§ **Task objective**:
Set down, please, exactly the lines below that run from the line with "What React, TypeScript" to the line with "['#CDD500', '#00A64F', '#F08000', '#C8378E', '#006DB7'];", both lines included.

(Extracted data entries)
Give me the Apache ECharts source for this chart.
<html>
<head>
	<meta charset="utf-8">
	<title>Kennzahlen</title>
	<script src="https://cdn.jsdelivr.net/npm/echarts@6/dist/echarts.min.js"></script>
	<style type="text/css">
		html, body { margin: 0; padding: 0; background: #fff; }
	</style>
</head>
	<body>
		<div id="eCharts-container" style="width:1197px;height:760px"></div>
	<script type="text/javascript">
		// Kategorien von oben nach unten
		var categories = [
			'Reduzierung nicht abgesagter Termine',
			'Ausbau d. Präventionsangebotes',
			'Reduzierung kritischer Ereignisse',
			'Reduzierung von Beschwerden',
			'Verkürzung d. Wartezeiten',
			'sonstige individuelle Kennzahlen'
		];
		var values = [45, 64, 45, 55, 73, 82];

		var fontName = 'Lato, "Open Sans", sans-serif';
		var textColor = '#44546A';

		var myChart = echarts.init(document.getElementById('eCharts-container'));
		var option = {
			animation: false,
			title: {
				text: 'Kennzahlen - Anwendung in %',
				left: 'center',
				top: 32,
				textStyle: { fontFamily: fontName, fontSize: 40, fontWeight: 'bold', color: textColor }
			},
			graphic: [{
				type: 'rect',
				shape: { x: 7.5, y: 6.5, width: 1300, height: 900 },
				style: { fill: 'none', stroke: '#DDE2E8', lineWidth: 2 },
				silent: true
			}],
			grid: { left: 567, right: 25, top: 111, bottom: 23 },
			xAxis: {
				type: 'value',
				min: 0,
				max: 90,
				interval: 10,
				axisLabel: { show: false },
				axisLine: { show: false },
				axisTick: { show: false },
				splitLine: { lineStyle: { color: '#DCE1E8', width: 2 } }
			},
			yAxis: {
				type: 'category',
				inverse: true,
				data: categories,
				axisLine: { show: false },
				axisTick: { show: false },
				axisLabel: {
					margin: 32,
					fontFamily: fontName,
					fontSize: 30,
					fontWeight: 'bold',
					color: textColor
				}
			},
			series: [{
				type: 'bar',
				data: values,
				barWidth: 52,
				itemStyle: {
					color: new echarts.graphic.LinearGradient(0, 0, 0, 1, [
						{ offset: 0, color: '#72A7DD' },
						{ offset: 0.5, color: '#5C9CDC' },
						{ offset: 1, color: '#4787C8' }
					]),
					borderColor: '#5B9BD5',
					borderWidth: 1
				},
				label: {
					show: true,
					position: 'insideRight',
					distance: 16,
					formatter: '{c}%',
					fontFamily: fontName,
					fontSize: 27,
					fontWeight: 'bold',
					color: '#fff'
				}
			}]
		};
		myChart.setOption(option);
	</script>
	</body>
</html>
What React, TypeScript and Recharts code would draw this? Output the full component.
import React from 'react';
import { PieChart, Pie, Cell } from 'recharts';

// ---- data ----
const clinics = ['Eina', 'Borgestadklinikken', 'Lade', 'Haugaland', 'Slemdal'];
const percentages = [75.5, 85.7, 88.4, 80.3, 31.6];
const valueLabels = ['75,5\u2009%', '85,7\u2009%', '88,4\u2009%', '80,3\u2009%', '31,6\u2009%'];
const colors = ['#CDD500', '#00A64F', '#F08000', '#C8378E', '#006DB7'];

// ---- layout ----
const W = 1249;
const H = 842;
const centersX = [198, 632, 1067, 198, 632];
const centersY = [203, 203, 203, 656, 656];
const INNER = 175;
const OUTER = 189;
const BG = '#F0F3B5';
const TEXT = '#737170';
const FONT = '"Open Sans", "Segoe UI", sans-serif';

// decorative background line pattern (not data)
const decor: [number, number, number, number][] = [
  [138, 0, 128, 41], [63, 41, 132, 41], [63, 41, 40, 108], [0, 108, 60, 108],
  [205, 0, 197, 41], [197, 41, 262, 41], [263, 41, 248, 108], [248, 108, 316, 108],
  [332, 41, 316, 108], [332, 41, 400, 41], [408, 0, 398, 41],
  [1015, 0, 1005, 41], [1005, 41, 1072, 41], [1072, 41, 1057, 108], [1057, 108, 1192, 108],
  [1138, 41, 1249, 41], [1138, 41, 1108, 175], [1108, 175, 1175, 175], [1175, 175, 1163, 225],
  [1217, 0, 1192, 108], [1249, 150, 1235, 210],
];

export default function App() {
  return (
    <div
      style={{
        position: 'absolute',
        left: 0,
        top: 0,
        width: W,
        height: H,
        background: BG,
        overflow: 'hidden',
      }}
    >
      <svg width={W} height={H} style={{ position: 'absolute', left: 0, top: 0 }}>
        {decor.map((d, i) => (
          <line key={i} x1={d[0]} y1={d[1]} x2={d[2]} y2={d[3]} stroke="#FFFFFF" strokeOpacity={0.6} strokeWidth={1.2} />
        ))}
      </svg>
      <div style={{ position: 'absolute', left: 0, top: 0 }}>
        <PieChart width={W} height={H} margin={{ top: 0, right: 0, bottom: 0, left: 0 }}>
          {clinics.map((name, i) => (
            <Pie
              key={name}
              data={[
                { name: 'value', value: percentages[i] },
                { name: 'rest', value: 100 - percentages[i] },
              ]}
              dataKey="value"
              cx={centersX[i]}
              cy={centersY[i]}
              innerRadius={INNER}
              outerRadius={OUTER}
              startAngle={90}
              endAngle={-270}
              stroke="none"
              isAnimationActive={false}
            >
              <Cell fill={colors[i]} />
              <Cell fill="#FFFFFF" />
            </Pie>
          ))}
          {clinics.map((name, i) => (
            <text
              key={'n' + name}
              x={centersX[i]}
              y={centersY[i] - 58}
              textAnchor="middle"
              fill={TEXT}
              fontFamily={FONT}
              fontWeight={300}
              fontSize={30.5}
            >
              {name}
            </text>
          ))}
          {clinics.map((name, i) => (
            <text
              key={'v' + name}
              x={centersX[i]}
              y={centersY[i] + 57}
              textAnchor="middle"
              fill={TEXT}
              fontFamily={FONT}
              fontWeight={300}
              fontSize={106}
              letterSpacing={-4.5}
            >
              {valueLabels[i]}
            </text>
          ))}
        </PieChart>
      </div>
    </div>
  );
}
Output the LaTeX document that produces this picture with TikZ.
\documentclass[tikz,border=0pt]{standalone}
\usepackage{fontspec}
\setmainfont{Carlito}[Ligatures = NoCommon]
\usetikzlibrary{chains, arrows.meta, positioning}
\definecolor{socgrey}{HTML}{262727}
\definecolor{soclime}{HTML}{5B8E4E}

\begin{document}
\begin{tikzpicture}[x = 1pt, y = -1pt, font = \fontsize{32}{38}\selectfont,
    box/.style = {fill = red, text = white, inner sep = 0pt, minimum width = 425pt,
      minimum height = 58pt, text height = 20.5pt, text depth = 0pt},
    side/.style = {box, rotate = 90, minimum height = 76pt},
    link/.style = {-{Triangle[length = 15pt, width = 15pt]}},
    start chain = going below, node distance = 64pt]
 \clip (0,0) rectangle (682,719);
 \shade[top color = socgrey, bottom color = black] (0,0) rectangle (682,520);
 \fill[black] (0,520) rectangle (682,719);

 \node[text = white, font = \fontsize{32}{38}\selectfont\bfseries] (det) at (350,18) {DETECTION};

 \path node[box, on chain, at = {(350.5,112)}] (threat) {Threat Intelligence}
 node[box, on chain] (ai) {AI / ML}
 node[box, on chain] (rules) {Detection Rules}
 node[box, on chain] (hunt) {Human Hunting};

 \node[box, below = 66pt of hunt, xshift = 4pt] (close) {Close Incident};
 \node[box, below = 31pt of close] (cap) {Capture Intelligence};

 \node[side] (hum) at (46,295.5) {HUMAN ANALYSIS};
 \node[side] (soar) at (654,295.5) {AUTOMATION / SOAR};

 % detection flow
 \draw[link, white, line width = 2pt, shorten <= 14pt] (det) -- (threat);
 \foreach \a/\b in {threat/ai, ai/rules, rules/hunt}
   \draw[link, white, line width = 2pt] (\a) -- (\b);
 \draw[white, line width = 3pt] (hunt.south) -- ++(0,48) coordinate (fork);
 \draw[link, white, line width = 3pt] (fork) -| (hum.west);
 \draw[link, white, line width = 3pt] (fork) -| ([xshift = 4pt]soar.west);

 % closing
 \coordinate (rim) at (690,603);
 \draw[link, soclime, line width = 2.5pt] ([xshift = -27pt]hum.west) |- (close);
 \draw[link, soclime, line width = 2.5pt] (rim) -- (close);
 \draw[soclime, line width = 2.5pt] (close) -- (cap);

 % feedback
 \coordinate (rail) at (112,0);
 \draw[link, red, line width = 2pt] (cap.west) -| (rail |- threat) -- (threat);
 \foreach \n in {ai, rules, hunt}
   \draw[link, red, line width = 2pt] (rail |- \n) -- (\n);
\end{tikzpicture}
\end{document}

§ **Output for this exercise**:
What React, TypeScript and Recharts code would draw this? Output the full component.
import React from 'react';
import { PieChart, Pie, Cell } from 'recharts';

// ---- data ----
const clinics = ['Eina', 'Borgestadklinikken', 'Lade', 'Haugaland', 'Slemdal'];
const percentages = [75.5, 85.7, 88.4, 80.3, 31.6];
const valueLabels = ['75,5\u2009%', '85,7\u2009%', '88,4\u2009%', '80,3\u2009%', '31,6\u2009%'];
const colors = ['#CDD500', '#00A64F', '#F08000', '#C8378E', '#006DB7'];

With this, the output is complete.